Work to complete
Output exactly the lines from the line containing "Reproduce this chart with Bokeh." through the line containing "from bokeh.resources import INLINE", inclusive, and omit any pictures.

Source code of charts
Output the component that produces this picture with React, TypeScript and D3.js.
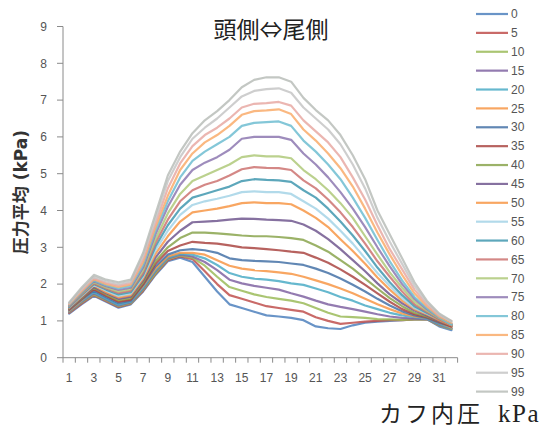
import React from "react";
import * as d3 from "d3";

const categories = Array.from({ length: 32 }, (_, i) => String(i + 1));
const xLabels = ["1","3","5","7","9","11","13","15","17","19","21","23","25","27","29","31"];
const yTicks = [0, 1, 2, 3, 4, 5, 6, 7, 8, 9];
const seriesNames = ["0","5","10","15","20","25","30","35","40","45","50","55","60","65","70","75","80","85","90","95","99"];
const seriesColors = ["#4F81BD","#C0504D","#9BBB59","#8064A2","#4BACC6","#F79646","#4572A7","#AA4643","#89A54E","#71588F","#F79646","#A5D3E6","#4198AF","#CD7371","#AFC97A","#8D78B0","#6FBDD1","#F9AB6B","#E8A9A3","#C6C6C6","#B8BDB8"];

const s0 = [1.20,1.45,1.68,1.52,1.36,1.45,1.80,2.25,2.62,2.72,2.60,2.20,1.80,1.45,1.35,1.25,1.15,1.12,1.08,1.02,0.85,0.80,0.78,0.88,0.95,0.98,1.00,1.02,1.04,1.05,0.85,0.75];
const s5 = [1.22,1.47,1.70,1.54,1.38,1.47,1.82,2.28,2.65,2.75,2.68,2.35,2.00,1.70,1.60,1.50,1.40,1.35,1.30,1.25,1.10,1.00,0.92,0.95,0.98,1.00,1.02,1.02,1.04,1.05,0.88,0.78];
const s10 = [1.24,1.50,1.72,1.56,1.40,1.48,1.85,2.30,2.68,2.78,2.72,2.50,2.20,1.92,1.82,1.72,1.65,1.60,1.55,1.48,1.35,1.22,1.12,1.10,1.08,1.05,1.04,1.03,1.04,1.05,0.88,0.78];
const s15 = [1.25,1.52,1.75,1.58,1.42,1.50,1.88,2.35,2.70,2.80,2.75,2.60,2.38,2.12,2.02,1.95,1.90,1.85,1.75,1.66,1.55,1.45,1.38,1.32,1.25,1.18,1.12,1.08,1.06,1.05,0.90,0.80];
const s20 = [1.27,1.54,1.78,1.60,1.44,1.52,1.90,2.38,2.72,2.82,2.80,2.70,2.52,2.30,2.20,2.15,2.12,2.08,2.02,1.98,1.88,1.78,1.65,1.55,1.42,1.32,1.22,1.15,1.10,1.06,0.92,0.80];
const s25 = [1.28,1.56,1.85,1.68,1.52,1.56,1.95,2.42,2.75,2.85,2.85,2.80,2.65,2.50,2.42,2.38,2.35,2.32,2.28,2.20,2.10,2.00,1.88,1.75,1.60,1.45,1.32,1.20,1.12,1.08,0.95,0.82];
const s30 = [1.30,1.58,1.82,1.64,1.48,1.55,1.98,2.48,2.80,2.92,2.95,2.92,2.85,2.70,2.65,2.63,2.62,2.60,2.56,2.52,2.42,2.30,2.15,1.98,1.80,1.60,1.42,1.26,1.15,1.08,0.95,0.85];
const s35 = [1.31,1.60,1.86,1.68,1.52,1.58,2.00,2.55,2.90,3.05,3.15,3.12,3.10,3.05,3.00,2.98,2.95,2.92,2.88,2.85,2.72,2.58,2.40,2.20,1.98,1.75,1.52,1.32,1.18,1.10,0.98,0.85];
const s40 = [1.33,1.62,1.90,1.72,1.56,1.62,2.05,2.62,3.00,3.25,3.40,3.40,3.38,3.35,3.32,3.30,3.30,3.28,3.25,3.20,3.05,2.88,2.65,2.42,2.15,1.88,1.62,1.40,1.22,1.12,1.00,0.88];
const s45 = [1.34,1.64,1.92,1.75,1.60,1.66,2.10,2.72,3.15,3.45,3.68,3.70,3.72,3.75,3.78,3.77,3.75,3.74,3.72,3.62,3.45,3.22,2.95,2.65,2.35,2.02,1.72,1.48,1.28,1.15,1.00,0.90];
const s50 = [1.36,1.66,1.96,1.78,1.64,1.70,2.15,2.82,3.30,3.70,3.95,4.00,4.05,4.12,4.20,4.22,4.20,4.20,4.17,4.00,3.80,3.55,3.22,2.90,2.55,2.18,1.85,1.55,1.32,1.18,1.02,0.88];
const s55 = [1.37,1.68,1.98,1.82,1.68,1.74,2.20,2.92,3.45,3.88,4.15,4.25,4.32,4.40,4.50,4.52,4.50,4.50,4.45,4.25,4.05,3.78,3.45,3.10,2.70,2.30,1.95,1.62,1.35,1.20,1.05,0.92];
const s60 = [1.38,1.70,2.00,1.85,1.72,1.78,2.25,3.02,3.60,4.05,4.35,4.45,4.55,4.65,4.80,4.85,4.83,4.82,4.78,4.55,4.35,4.05,3.70,3.32,2.90,2.45,2.05,1.70,1.40,1.22,1.05,0.90];
const s65 = [1.40,1.72,2.02,1.88,1.76,1.82,2.30,3.12,3.75,4.25,4.55,4.70,4.80,4.95,5.12,5.18,5.16,5.15,5.10,4.82,4.60,4.30,3.95,3.55,3.10,2.62,2.20,1.80,1.45,1.25,1.05,0.88];
const s70 = [1.41,1.74,2.05,1.91,1.80,1.86,2.38,3.22,3.92,4.45,4.80,4.95,5.10,5.25,5.45,5.50,5.47,5.47,5.42,5.10,4.85,4.55,4.20,3.80,3.30,2.80,2.32,1.90,1.52,1.28,1.08,0.90];
const s75 = [1.42,1.76,2.08,1.94,1.84,1.90,2.45,3.35,4.10,4.70,5.10,5.30,5.45,5.65,5.95,6.00,6.00,6.00,5.92,5.55,5.25,4.90,4.50,4.05,3.55,3.00,2.48,2.00,1.60,1.32,1.10,0.92];
const s80 = [1.44,1.78,2.10,1.97,1.88,1.95,2.52,3.45,4.25,4.90,5.35,5.60,5.80,6.00,6.30,6.38,6.40,6.42,6.30,5.90,5.60,5.25,4.85,4.35,3.80,3.20,2.62,2.10,1.65,1.35,1.10,0.90];
const s85 = [1.45,1.80,2.13,2.00,1.92,1.99,2.60,3.55,4.40,5.10,5.55,5.85,6.05,6.30,6.60,6.70,6.72,6.75,6.62,6.20,5.90,5.55,5.15,4.65,4.05,3.40,2.80,2.25,1.75,1.40,1.12,0.95];
const s90 = [1.47,1.83,2.16,2.03,1.96,2.03,2.68,3.65,4.60,5.28,5.75,6.05,6.25,6.50,6.80,6.90,6.92,6.95,6.85,6.45,6.15,5.85,5.45,4.90,4.30,3.60,2.95,2.40,1.85,1.45,1.15,1.00];
const s95 = [1.48,1.86,2.20,2.07,2.00,2.07,2.78,3.78,4.80,5.45,5.95,6.25,6.50,6.80,7.10,7.25,7.30,7.32,7.20,6.80,6.50,6.20,5.80,5.25,4.60,3.80,3.15,2.55,1.95,1.50,1.18,0.98];
const s99 = [1.50,1.90,2.25,2.12,2.05,2.12,2.85,3.90,4.95,5.60,6.10,6.45,6.70,7.00,7.35,7.55,7.62,7.62,7.50,7.06,6.73,6.45,6.05,5.50,4.85,4.00,3.35,2.70,2.05,1.55,1.20,1.00];

const seriesValues = [s0,s5,s10,s15,s20,s25,s30,s35,s40,s45,s50,s55,s60,s65,s70,s75,s80,s85,s90,s95,s99];

export default function App() {
  const W = 553, H = 427;
  const x = d3.scaleBand<string>().domain(categories).range([63, 457.6]);
  const y = d3.scaleLinear().domain([0, 9]).range([357.7, 26.5]);
  const cx = (c: string) => (x(c) as number) + x.bandwidth() / 2;
  const line = d3.line<number>().x((_, i) => cx(categories[i])).y((v) => y(v));
  const ly = d3.scaleLinear().domain([0, seriesNames.length - 1]).range([14, 391.6]);
  const axisColor = "#8a8a8a";
  const tickFont = "Liberation Sans, Arial, sans-serif";
  const boundaries = [...categories.map((c) => x(c) as number), 457.6];

  return (
    <svg width={W} height={H} style={{ position: "absolute", left: 0, top: 0, background: "#fff" }}>
      <rect x={0} y={0} width={W} height={H} fill="#fff" />
      {/* y axis */}
      <line x1={63} x2={63} y1={y(9)} y2={y(0)} stroke={axisColor} strokeWidth={1} />
      {yTicks.map((t) => (
        <g key={t}>
          <line x1={57} x2={63} y1={y(t)} y2={y(t)} stroke={axisColor} />
          <text x={47} y={y(t)} dy="0.35em" textAnchor="end" fontSize={12} fontFamily={tickFont} fill="#555">{t}</text>
        </g>
      ))}
      {/* x axis */}
      <line x1={63} x2={457.6} y1={y(0)} y2={y(0)} stroke={axisColor} />
      {boundaries.map((b, i) => (
        <line key={i} x1={b} x2={b} y1={y(0)} y2={y(0) + 5} stroke={axisColor} />
      ))}
      {xLabels.map((l) => (
        <text key={l} x={cx(l)} y={378} dy="0.35em" textAnchor="middle" fontSize={12} fontFamily={tickFont} fill="#555">{l}</text>
      ))}
      {/* series */}
      <g fill="none" strokeWidth={2.2} strokeLinejoin="round" strokeLinecap="round">
        {seriesValues.map((vals, i) => (
          <path key={i} d={line(vals) || ""} stroke={seriesColors[i]} strokeOpacity={0.85} />
        ))}
      </g>
      {/* legend */}
      {seriesNames.map((n, i) => (
        <g key={n}>
          <line x1={476} x2={508} y1={ly(i)} y2={ly(i)} stroke={seriesColors[i]} strokeWidth={2.2} strokeOpacity={0.85} />
          <text x={511} y={ly(i)} dy="0.35em" fontSize={12} fontFamily={tickFont} fill="#555">{n}</text>
        </g>
      ))}
      {/* titles */}
      <text x={271} y={38} textAnchor="middle" fontSize={23} fontFamily="Noto Sans CJK JP, sans-serif" fill="#222">頭側⇔尾側</text>
      <text transform="translate(27,192) rotate(-90)" textAnchor="middle" fontSize={17} fontWeight="bold" fontFamily="DejaVu Sans, Noto Sans CJK JP, sans-serif" fill="#333">圧力平均 (kPa)</text>
      <text x={379} y={422} fontSize={23} letterSpacing={3} fontFamily="Liberation Serif, Noto Sans CJK JP, serif" fill="#222">
        <tspan>カフ内圧</tspan>
        <tspan x={498} fontSize={25} letterSpacing={1.5}>kPa</tspan>
      </text>
    </svg>
  );
}
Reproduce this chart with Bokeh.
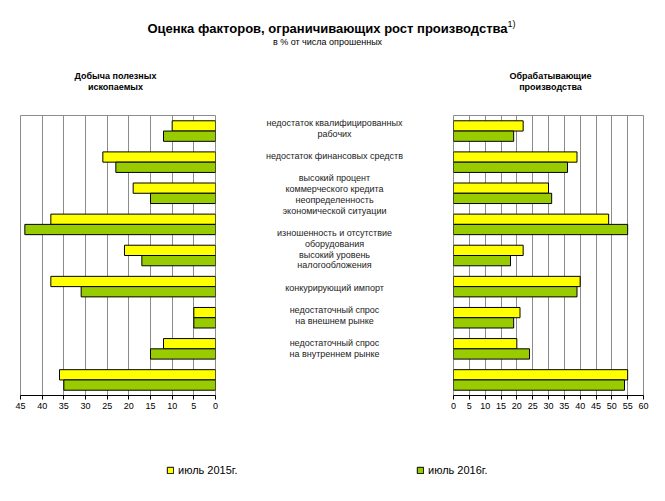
from bokeh.plotting import figure
from bokeh.layouts import column, row
from bokeh.models import Range1d, FixedTicker, Legend, LegendItem, ColumnDataSource
from bokeh.core.properties import value
from bokeh.embed import file_html
from bokeh.resources import INLINE

# ---------------- data ----------------
groups = list(range(9))
mining_2015 = [10, 26, 19, 38, 21, 38, 5, 12, 36]
mining_2016 = [12, 23, 15, 44, 17, 31, 5, 15, 35]
manuf_2015 = [22, 39, 30, 49, 22, 40, 21, 20, 55]
manuf_2016 = [19, 36, 31, 55, 18, 39, 19, 24, 54]
series_names = ["июль 2015г.", "июль 2016г."]
factor_lines = [
    "недостаток квалифицированных", "рабочих",
    "недостаток финансовых средств",
    "высокий процент", "коммерческого кредита",
    "неопределенность", "экономической ситуации",
    "изношенность и отсутствие", "оборудования",
    "высокий уровень", "налогообложения",
    "конкурирующий импорт",
    "недостаточный спрос", "на внешнем рынке",
    "недостаточный спрос", "на внутреннем рынке",
]
left_ticks = list(range(0, 50, 5))
right_ticks = list(range(0, 65, 5))
title_text = "Оценка факторов, ограничивающих рост производства"
subtitle_text = "в % от числа опрошенных"
left_header = ["Добыча полезных", "ископаемых"]
right_header = ["Обрабатывающие", "производства"]

# ---------------- styling ----------------
FONT = "Liberation Sans"
YELLOW = "#FFFF00"
GREEN = "#99CC00"
GRID = "#8c8c8c"
BAR_H = 0.33

# label line vertical positions (page px) -> layout only
label_px = [122.7, 133.3, 155, 177.3, 188.3, 199, 210, 232, 243.3, 254, 264.7,
            287.3, 309.3, 320.3, 342.3, 353.3]
FRAME_TOP = 115.0
FRAME_H = 280.0
GROUP_PX = FRAME_H / 9.0

yr = Range1d(9, 0)
ROW_H = 307
TOP_B = 2
BOT_B = ROW_H - TOP_B - FRAME_H


def bar_fig(width, xr, ticks, bl, br, v15, v16):
    p = figure(width=width, height=ROW_H, x_range=xr, y_range=yr,
               output_backend="svg", toolbar_location=None,
               min_border_left=bl, min_border_right=br,
               min_border_top=TOP_B, min_border_bottom=int(BOT_B))
    p.yaxis.visible = False
    p.ygrid.visible = False
    p.xgrid.ticker = FixedTicker(ticks=ticks)
    p.xgrid.grid_line_color = GRID
    p.xgrid.grid_line_width = 1
    p.xaxis.ticker = FixedTicker(ticks=ticks)
    p.xaxis.minor_tick_line_color = None
    p.xaxis.major_tick_in = 0
    p.xaxis.major_tick_out = 4
    p.xaxis.axis_line_color = "black"
    p.xaxis.major_tick_line_color = "black"
    p.xaxis.major_label_text_font = FONT
    p.xaxis.major_label_text_font_size = "9px"
    p.xaxis.major_label_text_color = "black"
    p.xaxis.major_label_standoff = 3
    p.outline_line_color = GRID
    p.background_fill_color = "white"
    p.border_fill_color = "white"
    src = ColumnDataSource(dict(
        y15=[g + 0.5 - BAR_H / 2 for g in groups],
        y16=[g + 0.5 + BAR_H / 2 for g in groups],
        v15=v15, v16=v16))
    p.hbar(y="y15", right="v15", left=0, height=BAR_H, source=src,
           fill_color=YELLOW, line_color="black", line_width=1)
    p.hbar(y="y16", right="v16", left=0, height=BAR_H, source=src,
           fill_color=GREEN, line_color="black", line_width=1)
    return p


left = bar_fig(225, Range1d(45, 0), left_ticks, 20, 10, mining_2015, mining_2016)
right = bar_fig(214, Range1d(0, 60), right_ticks, 10, 14, manuf_2015, manuf_2016)

# middle labels
mid = figure(width=218, height=ROW_H, x_range=Range1d(0, 218), y_range=yr,
             output_backend="svg", toolbar_location=None,
             min_border_left=0, min_border_right=0,
             min_border_top=TOP_B, min_border_bottom=int(BOT_B))
mid.axis.visible = False
mid.grid.visible = False
mid.outline_line_color = None
mid.text(x=[109] * len(factor_lines),
         y=[(py - FRAME_TOP) / GROUP_PX for py in label_px],
         text=factor_lines, text_align="center", text_baseline="middle",
         text_font=value(FONT), text_font_size="9px", text_color="#222222")

# header (page coordinates)
header = figure(width=657, height=113, x_range=Range1d(0, 657), y_range=Range1d(113, 0),
                output_backend="svg", toolbar_location=None,
                min_border=0)
header.axis.visible = False
header.grid.visible = False
header.outline_line_color = None
header.text(x=[327], y=[28], text=[title_text], text_align="center",
            text_baseline="middle", text_font=value(FONT), text_font_size="13px",
            text_font_style="bold", text_color="black")
header.text(x=[507], y=[23], text=["1)"], text_align="left",
            text_baseline="middle", text_font=value(FONT), text_font_size="9px",
            text_color="black")
header.text(x=[327], y=[41], text=[subtitle_text], text_align="center",
            text_baseline="middle", text_font=value(FONT), text_font_size="9px",
            text_color="black")
header.text(x=[115, 115], y=[75, 86], text=left_header, text_align="center",
            text_baseline="middle", text_font=value(FONT), text_font_size="9px",
            text_font_style="bold", text_color="black")
header.text(x=[550, 550], y=[75, 86], text=right_header, text_align="center",
            text_baseline="middle", text_font=value(FONT), text_font_size="9px",
            text_font_style="bold", text_color="black")

# footer with legend
footer = figure(width=657, height=73, x_range=Range1d(0, 1), y_range=Range1d(0, 1),
                output_backend="svg", toolbar_location=None, min_border=0)
footer.axis.visible = False
footer.grid.visible = False
footer.outline_line_color = None
r15 = footer.rect(x=[-10], y=[-10], width=1, height=1, fill_color=YELLOW, line_color="black")
r16 = footer.rect(x=[-10], y=[-10], width=1, height=1, fill_color=GREEN, line_color="black")
for r, name, loc in [(r15, series_names[0], (166, 17)), (r16, series_names[1], (416, 17))]:
    lg = Legend(items=[LegendItem(label=name, renderers=[r])], location=loc,
                glyph_width=8, glyph_height=8, label_height=10, label_standoff=4,
                padding=0, margin=0, spacing=0, border_line_color=None,
                background_fill_alpha=0, label_text_font=FONT,
                label_text_font_size="11px", label_text_color="black")
    footer.add_layout(lg)

layout = column(header, row(left, mid, right), footer)
open("out.html", "w").write(file_html(layout, INLINE))
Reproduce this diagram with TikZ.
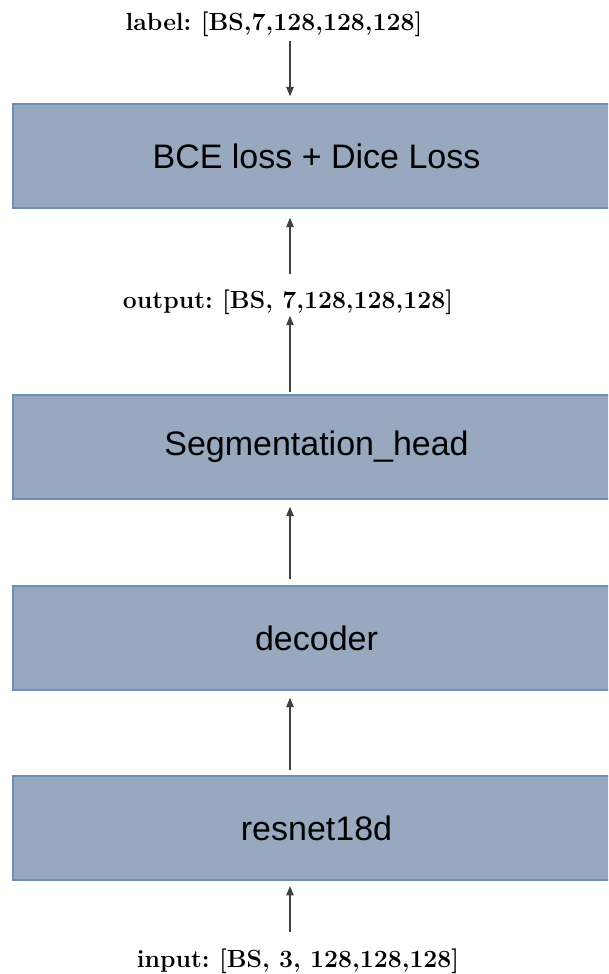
\documentclass[tikz,border=0pt]{standalone}
\usepackage{fontspec}
\newfontfamily\boxfont{Liberation Sans}
\usetikzlibrary{arrows.meta}

\definecolor{boxfill}{RGB}{152,169,191}
\definecolor{boxline}{RGB}{110,142,190}

\tikzset{
  layer/.style={draw=boxline,fill=boxfill,line width=1.5pt,inner sep=0pt,
    minimum width=455pt,minimum height=78pt,
    font=\boxfont\fontsize{25.5}{30}\selectfont},
  shapelabel/.style={anchor=base,inner sep=0pt,
    font=\frenchspacing\bfseries\fontsize{18.6}{22}\selectfont},
  flow/.style={-{Triangle[length=7pt,width=5.5pt]},line width=1pt,black!75},
}

\begin{document}
\begin{tikzpicture}[x=0.75pt,y=-0.75pt]
  \useasboundingbox (0,0) rectangle (608,974);
  \clip (0,0) rectangle (608,974);
  \pgfmathsetmacro\cx{316.5}   % centre of the layer boxes

% layers, top to bottom
  \node[layer] (loss)    at (\cx,156) {BCE loss + Dice Loss};
  \node[layer] (seghead) at (\cx,447) {Segmentation\_head};
  \node[layer] (decoder) at (\cx,638) {decoder};
  \node[layer] (encoder) at (\cx,828) {resnet18d};

% tensor shapes
  \node[shapelabel] (label)  at (274,31)  {label: [BS,7,128,128,128]};
  \node[shapelabel] (output) at (288,308) {output: [BS, 7,128,128,128]};
  \node[shapelabel] (input)  at (298,967) {input: [BS, 3, 128,128,128]};

% arrows
  \coordinate (axis) at (290,0);
  \draw[flow,shorten <=3pt,shorten >=5pt] (label.south -| axis) -- (loss.north -| axis);
  \draw[flow,shorten <=11pt,shorten >=6.5pt] (output.north -| axis) -- (loss.south -| axis);
  \draw[flow,shorten <=1.5pt,shorten >=1pt] (seghead.north -| axis) -- (output.south -| axis);
  \draw[flow,shorten <=4.5pt,shorten >=5pt] (decoder.north -| axis) -- (seghead.south -| axis);
  \draw[flow,shorten <=3.75pt,shorten >=5pt] (encoder.north -| axis) -- (decoder.south -| axis);
  \draw[flow,shorten <=12pt,shorten >=3.75pt] (input.north -| axis) -- (encoder.south -| axis);

\end{tikzpicture}
\end{document}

Result
Reproduce this chart with Bokeh.
from bokeh.plotting import figure
from bokeh.layouts import column, row
from bokeh.models import Range1d, FixedTicker, Legend, LegendItem, ColumnDataSource
from bokeh.core.properties import value
from bokeh.embed import file_html
from bokeh.resources import INLINE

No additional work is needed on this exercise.